Key Tracks: “I Sat By the Ocean,” “Fairweather Friends”
“…Like Clockwork,” the long-teased and longer awaited new album from hard rock heroes Queens of the Stone Age, should be listened to with “Songs For the Dead” in mind, their behemoth, Grammy-winning album from 2002. “…Like Clockwork” is similar to “Songs” in three ways. The first is the re-introduction of former contributors Dave Grohl and Mark Lanegan, as well as ousted bassist and founding member Nick Oliveri (who only shows up in background vocals on two songs, but it is still a re-introduction).

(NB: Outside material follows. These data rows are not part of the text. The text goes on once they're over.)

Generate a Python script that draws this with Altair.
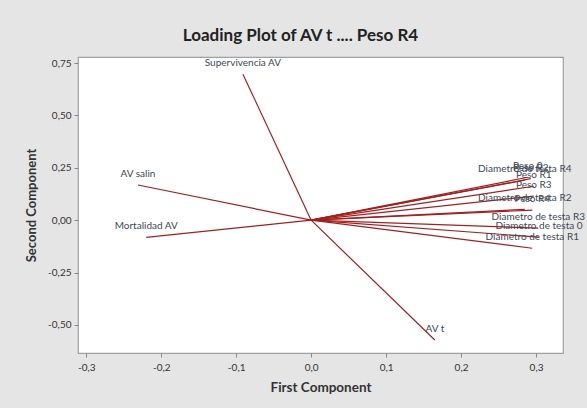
import altair as alt
import pandas as pd

variables = [
    "Supervivencia AV", "AV salin", "Mortalidad AV", "AV t",
    "Diametro de testa R4", "Peso 0", "Peso R2", "Peso R1", "Peso R3",
    "Diametro de testa R2", "Peso R4", "Diametro de testa R3",
    "Diametro de testa 0", "Diametro de testa R1",
]
first_comp = [-0.091, -0.231, -0.220, 0.165,
              0.285, 0.289, 0.293, 0.297, 0.297,
              0.285, 0.295, 0.303, 0.304, 0.295]
second_comp = [0.697, 0.168, -0.082, -0.572,
               0.191, 0.205, 0.198, 0.162, 0.115,
               0.052, 0.048, -0.038, -0.081, -0.134]

x_ticks = [-0.3, -0.2, -0.1, 0.0, 0.1, 0.2, 0.3]
y_ticks = [-0.5, -0.25, 0.0, 0.25, 0.5, 0.75]

df = pd.DataFrame({"var": variables, "pc1": first_comp, "pc2": second_comp})

FONT = "Lato"

xscale = alt.Scale(domain=[-0.311, 0.336], nice=False, zero=False)
yscale = alt.Scale(domain=[-0.634, 0.779], nice=False, zero=False)

xaxis = alt.Axis(
    title="First Component", values=x_ticks,
    labelExpr="(datum.value < -0.0001 ? '-' : '') + replace(format(abs(datum.value), '.1f'), '.', ',')",
    grid=False, domain=False, tickSize=4, tickColor="#888888",
    labelFontSize=10, labelColor="#333333", labelPadding=5,
    titleFontSize=13.5, titleFontWeight="bold", titleColor="#333333", titlePadding=8,
    labelFont=FONT, titleFont=FONT,
)
yaxis = alt.Axis(
    title="Second Component", values=y_ticks,
    labelExpr="(datum.value < -0.0001 ? '-' : '') + replace(format(abs(datum.value), '.2f'), '.', ',')",
    grid=False, domain=False, tickSize=4, tickColor="#888888",
    labelFontSize=10, labelColor="#333333", labelPadding=3,
    titleFontSize=13, titleFontWeight="bold", titleColor="#333333", titlePadding=9,
    labelFont=FONT, titleFont=FONT,
)

base = alt.Chart(df)

lines = base.mark_rule(color="#a3201f", strokeWidth=1.2).encode(
    x=alt.X("pc1:Q", scale=xscale, axis=xaxis),
    y=alt.Y("pc2:Q", scale=yscale, axis=yaxis),
    x2=alt.datum(0),
    y2=alt.datum(0),
)

labels = base.mark_text(
    dy=-11, align="center", baseline="middle", fontSize=10, font=FONT, color="#3d4756"
).encode(
    x=alt.X("pc1:Q", scale=xscale),
    y=alt.Y("pc2:Q", scale=yscale),
    text="var:N",
)

chart = (lines + labels).properties(
    width=485, height=296,
    title=alt.TitleParams(
        "Loading Plot of AV t .... Peso R4", fontSize=17, font=FONT,
        fontWeight="bold", color="#222222", anchor="middle", dx=-20, offset=12,
    ),
    background="#e5e5e5",
    autosize=alt.AutoSizeParams(type="none"),
    padding={"left": 78, "top": 57, "right": 24, "bottom": 55},
).configure_view(fill="white", stroke="#a0a0a0", strokeWidth=1.2)

chart.save("out.html", embed_options={"renderer": "svg", "actions": False})
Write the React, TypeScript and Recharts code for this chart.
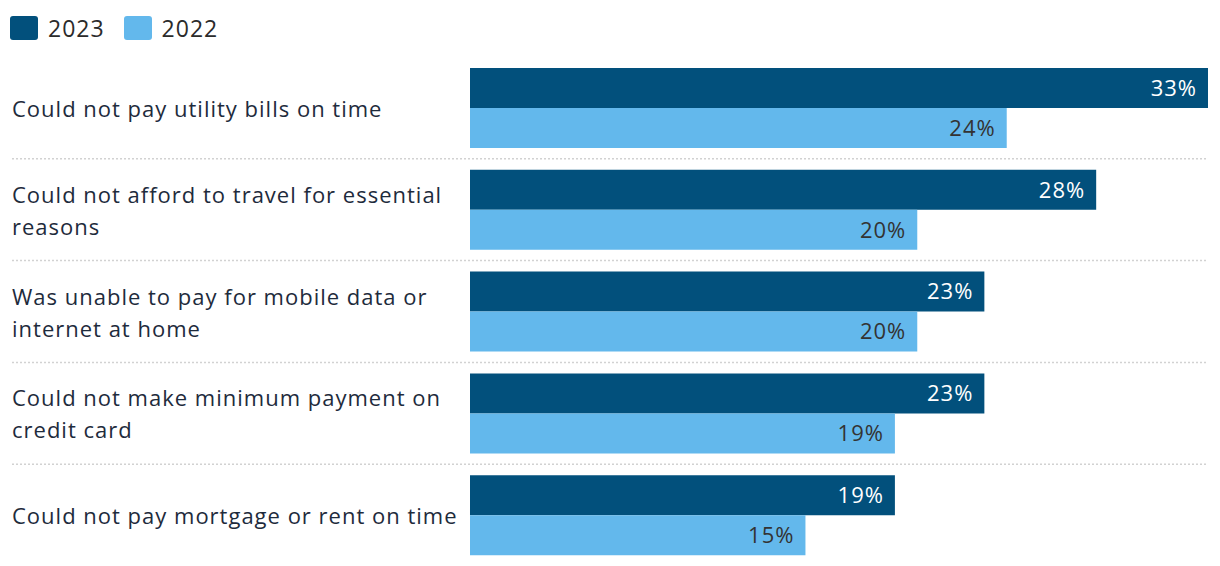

The other two similarities are thematic. “Songs” was a concept album, imagining a radio playing on a drive in southwestern America, and featured many Christian references. “Clockwork,” too, seems to feature a number of Christian references, if nothing more than metaphors. (Compare 2002′s “God Is in the Radio” to 2013′s “My God is the Sun”) Casual listeners might equate Josh Homme’s lyrics to those of the religiously-tortured soul of Dave Gahan, but Homme frankly chooses to sing about whatever he wants to.
The third similarity is the idea of conventional radio rock. “Songs” had a running theme of QOTSA’s songs playing on every station, in an attempt to solidify themselves as the kings of conventional rock radio. It worked, oddly enough, and they reflect that on “Clockwork.” Every one of the ten tracks feels significantly more conventional and regular than anything they’ve done before, with musical build-ups in slow songs and catchy guitar rhythms in the faster ones. Homme’s vocal melodies are incredibly catchy, even radio-friendly (particularly on the track “If I Had a Tail”). The album is still heavy, of course, but this is a side of QOTSA that has always stayed subtle. It is the band’s shortest album, and has only three songs over five minutes, a departure from the five on “Songs.” Homme likes to throw the audience loops and keep things fresh, which is tough to do for a rock band. “Clockwork” is almost a bit of a joke, in a way, that the original thing about it is its unoriginality. One almost has to wonder if the almost-optimistic sound is a response to Homme’s brush with death, or whether it is more of QOTSA’s relentlessly great tongue-in-cheek humor.
This does lead to some problems, however. “Keep Your Eyes Peeled,” the opener, never hits the intensity it thinks it does, and although the hauntingly-rhythmic “I Sat By the Ocean” follows it up, the tepid and unnecessary “The Vampyre of Time and Money” sits right after. And having this feeling of ‘Is this a joke or not?’ is a little iffy given that people have been waiting six years for a new album. The album grows stronger as it proceeds though, bolstered by barely audible but still appealing guest spots from Trent Reznor, Alex Turner and Sir Elton John (which was a surprise to come across). Homme is still heroically egotistical at times, which is when QOTSA is at their best. The album lacks at some points, falling too far into the unoriginality, but it is yet another great entry from the band overall.